Datacenters have experienced rapid growths, and the growth rate is expected to accelerate. The torrid development is fueled by an increasing demand, and made possible by reduced costs of the components of datacenters. Datacenter are chiefly constructed from processing nodes, storage nodes, and networks that connects the processing nodes and the storage nodes. Both the processing nodes and the storage nodes have become smaller, less expensive, and more energy efficient, allowing datacenters to pack more processing and storage nodes into smaller spaces to meet the increasing demand for data processing and storage. As the processing nodes consume more and more data at higher rates, and retrieve and store the data from and into storage nodes, the networks must transmit more and more data at higher speeds between increasing numbers of connections. As a result, the costs of the networks have become significant, in relationship to the falling costs of the processing and storage nodes. One estimate puts the cost of the networks at ˜50% of new datacenters.
In a traditional datacenter, processing nodes are typically connected via a single primary network. Secondary networks, if any, are primarily used for administrative purpose and is not a topic of discussion here. Each processing node may have one or more locally attached long term storage devices such as hard disks or solid state disks. A processing node accesses its long term storage device to satisfy its internal needs and often on behalf of a system-wide distributed storage system. A number of processing nodes, each with one or more long term storage devices are packaged in a processing module. The computing power of the datacenter is scaled up primarily by adding processing modules. This construction framework places a heavy demand on the primary high-speed network, since every processing node added relies on the primary high-speed network to communicate with existing processing nodes. The capacity of the high-speed network has to increase in proportion to the numbers of processor nodes added. Because processing nodes are becoming faster and less expensive, while fast connectivity is getting more expensive, high-speed network costs have become the bottleneck that impedes the scaling up of datacenter computing capacity at low cost.

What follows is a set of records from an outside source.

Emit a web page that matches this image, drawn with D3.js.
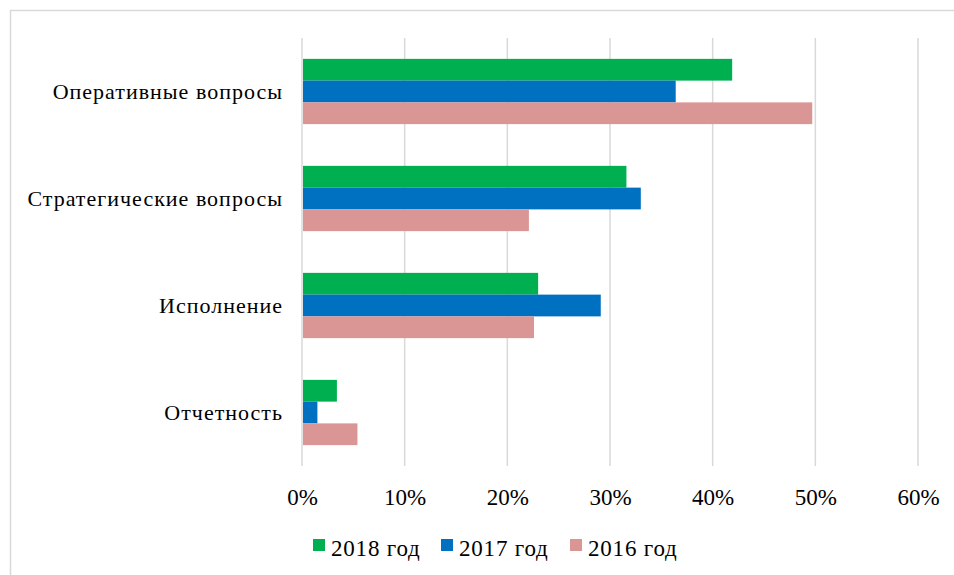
<!DOCTYPE html>
<html>
<head>
<meta charset="utf-8">
<script src="https://cdn.jsdelivr.net/npm/d3@7"></script>
<style>
  body { margin: 0; background: #fff; }
  svg text { font-family: "Liberation Serif", "Times New Roman", serif; fill: #000; }
</style>
</head>
<body>
<svg width="954" height="575"></svg>
<script>
var categories = ['Оперативные вопросы', 'Стратегические вопросы', 'Исполнение', 'Отчетность']
var seriesNames = ['2018 год', '2017 год', '2016 год']
var seriesColors = ['#00b050', '#0070c0', '#da9694']
var values2018 = [41.9, 31.6, 23.0, 3.4]
var values2017 = [36.4, 33.0, 29.1, 1.5]
var values2016 = [49.7, 22.1, 22.6, 5.4]
var xTicks = [0, 10, 20, 30, 40, 50, 60]

var series = [values2018, values2017, values2016]

var svg = d3.select('svg'),
	plotLeft = 302, plotRight = 918, plotTop = 38, plotBottom = 466

// chart area border
svg.append('rect')
	.attr('x', 10.5).attr('y', 10.5)
	.attr('width', 1000).attr('height', 1000)
	.attr('fill', 'none').attr('stroke', '#d9d9d9').attr('stroke-width', 1.5)

var x = d3.scaleLinear().domain([0, 60]).range([plotLeft, plotRight])
var y = d3.scaleBand().domain(categories).range([plotTop, plotBottom]).paddingInner(0.39).paddingOuter(0.195)
var ySub = d3.scaleBand().domain(d3.range(series.length)).range([0, y.bandwidth()])

// gridlines
svg.append('g').selectAll('line').data(xTicks)
	.enter().append('line')
	.attr('x1', function(d) { return x(d) }).attr('x2', function(d) { return x(d) })
	.attr('y1', plotTop).attr('y2', plotBottom)
	.attr('stroke', '#d9d9d9').attr('stroke-width', 1.5)

// bars
series.forEach(function(vals, si) {
	svg.append('g').selectAll('rect').data(vals)
		.enter().append('rect')
		.attr('x', x(0) + 1)
		.attr('y', function(d, i) { return y(categories[i]) + ySub(si) })
		.attr('width', function(d) { return x(d) - x(0) - 1 })
		.attr('height', ySub.bandwidth())
		.attr('fill', seriesColors[si])
})

// category labels
svg.append('g').selectAll('text').data(categories)
	.enter().append('text')
	.attr('x', 283)
	.attr('y', function(d) { return y(d) + y.bandwidth() / 2 })
	.attr('dy', '0.35em')
	.attr('text-anchor', 'end')
	.style('font-size', '22px')
	.style('letter-spacing', '1px')
	.text(function(d) { return d })

// x tick labels
var xAxis = d3.axisBottom(x).tickValues(xTicks).tickSize(0).tickPadding(0)
	.tickFormat(function(d) { return d + '%' })
var gx = svg.append('g').attr('transform', 'translate(0,' + 489 + ')').call(xAxis)
gx.select('.domain').remove()
gx.selectAll('text').style('font-size', '23px').attr('font-family', null)

// legend
var legendX = [313, 441, 570]
var legend = svg.append('g').selectAll('g').data(seriesNames)
	.enter().append('g')
	.attr('transform', function(d, i) { return 'translate(' + legendX[i] + ',539)' })
legend.append('rect').attr('width', 12).attr('height', 12)
	.attr('fill', function(d, i) { return seriesColors[i] })
legend.append('text').attr('x', 18).attr('y', 17)
	.style('font-size', '23px')
	.style('letter-spacing', '0.8px')
	.text(function(d) { return d })
</script>
</body>
</html>
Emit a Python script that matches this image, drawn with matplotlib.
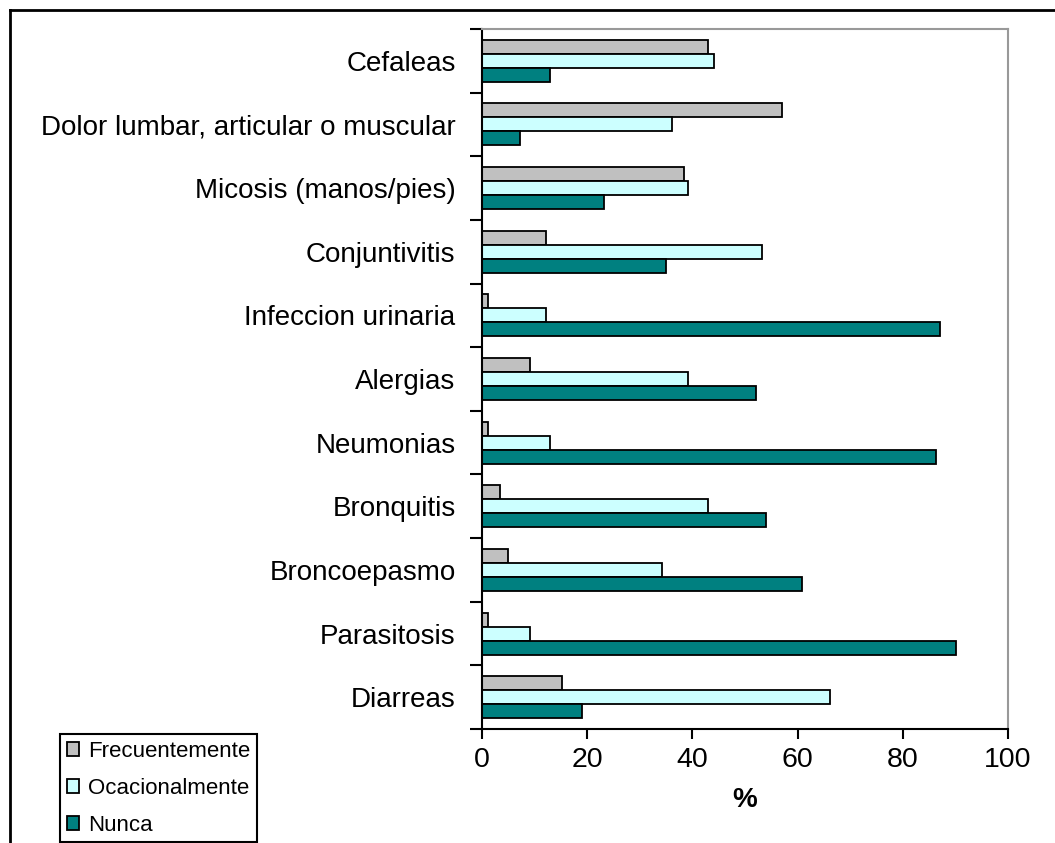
import matplotlib
matplotlib.use("Agg")
import matplotlib.pyplot as plt
from matplotlib.lines import Line2D
from matplotlib.patches import Patch
import numpy as np

plt.rcParams['font.family'] = ['Liberation Sans', 'DejaVu Sans']

categories = ["Cefaleas", "Dolor lumbar, articular o muscular", "Micosis (manos/pies)",
              "Conjuntivitis", "Infeccion urinaria", "Alergias", "Neumonias",
              "Bronquitis", "Broncoepasmo", "Parasitosis", "Diarreas"]
frecuentemente = [43, 57, 38.4, 12.1, 1.1, 9.1, 1.1, 3.4, 4.9, 1.1, 15.2]
ocacionalmente = [44.1, 36.1, 39.1, 53.2, 12.1, 39.1, 12.9, 42.9, 34.2, 9.2, 66.1]
nunca = [12.9, 7.2, 23.1, 35.0, 87.1, 52.1, 86.4, 54.0, 60.8, 90.2, 19.0]
series_names = ["Frecuentemente", "Ocacionalmente", "Nunca"]
series_colors = ["#C0C0C0", "#CCFFFF", "#008080"]
xticks = [0, 20, 40, 60, 80, 100]

W, H = 1055, 843
fig = plt.figure(figsize=(W / 100, H / 100), dpi=100)
fig.patch.set_facecolor("white")

L, R, T, B = 482, 1008, 29, 729
ax = fig.add_axes([L / W, 1 - B / H, (R - L) / W, (B - T) / H])

y = np.arange(len(categories))
h = 0.22
for vals, off, col, name in zip([frecuentemente, ocacionalmente, nunca], [-h, 0, h],
                                series_colors, series_names):
    ax.barh(y + off, vals, height=h, color=col, edgecolor="black", linewidth=1.3, label=name)

ax.set_xlim(0, 100)
ax.set_ylim(len(categories) - 0.5, -0.5)
ax.set_xticks(xticks)
ax.set_xticklabels([str(v) for v in xticks], fontsize=20.5)
ax.set_yticks(y)
ax.set_yticklabels(categories, fontsize=20)
ax.tick_params(axis="y", which="major", length=0, pad=19)
ax.set_yticks(np.arange(-0.5, len(categories), 1.0), minor=True)
ax.tick_params(axis="y", which="minor", length=9, width=1.5, direction="out")
ax.tick_params(axis="x", which="major", length=7, width=1.5, direction="out", pad=6)
ax.set_xlabel("%", fontsize=20, fontweight="bold", labelpad=10)

for s in ["left", "bottom"]:
    ax.spines[s].set_color("black")
    ax.spines[s].set_linewidth(1.5)
for s in ["top", "right"]:
    ax.spines[s].set_color("#999999")
    ax.spines[s].set_linewidth(1.5)

handles = [Patch(facecolor=c, edgecolor="black", linewidth=1.3) for c in series_colors]
leg = fig.legend(handles, series_names, loc="upper left",
                 bbox_to_anchor=(60 / W, 1 - 734 / H), borderaxespad=0,
                 fontsize=16, handlelength=0.55, handleheight=0.55,
                 handletextpad=0.4, borderpad=0.3, labelspacing=0.72,
                 fancybox=False, framealpha=1, edgecolor="black")
leg.get_frame().set_linewidth(1.5)

fig.add_artist(Line2D([10 / W, 1], [1 - 10 / H, 1 - 10 / H], color="black", linewidth=2,
                      transform=fig.transFigure))
fig.add_artist(Line2D([10 / W, 10 / W], [0, 1 - 10 / H], color="black", linewidth=2,
                      transform=fig.transFigure))

fig.savefig("out.png", dpi=100)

Facebook has set out the Open Compute Project, aiming to develop datacenter servers that are both energy- and cost-efficient. The solutions that the Open Compute Project promotes includes vanity-free design of hardware, open vault storage building blocks, mechanical mounting system, and high disk densities. The result of these efforts are datacenters made of vanity-free servers that are up to 38% more energy-efficient and up to 24% less expensive to build and run than traditional server hardware. However, the solutions practiced in the Open Compute Project amounts to optimization of packing processor nodes. The fundamental dichotomy between a processing function and a storage function, along with the resulting network traffic between the processing nodes that dedicated to computing and storage devices dedicated for storage, remains unchanged.
Nutanix has developed Nutanix Virtual Computing Platform that incorporates a high speed storage (Server Flash) and low speed storage (Hard Disk Storage) locally to processing nodes, to increase the speed and efficiency of computing for datacenters. However, no fundamental network improvement is revealed.
Thus there remains a need for keeping the demand for fast connectivity in datacenter at bay while adding more processing nodes to accommodate the ever-increasing need for more computing power. Preferably, when new processing nodes are added into an existing computer system, the new processing nodes contain their networking functionality and do not require dedicated network equipment to be installed, so that computing power and network capacity grow along with the addition of the processing nodes.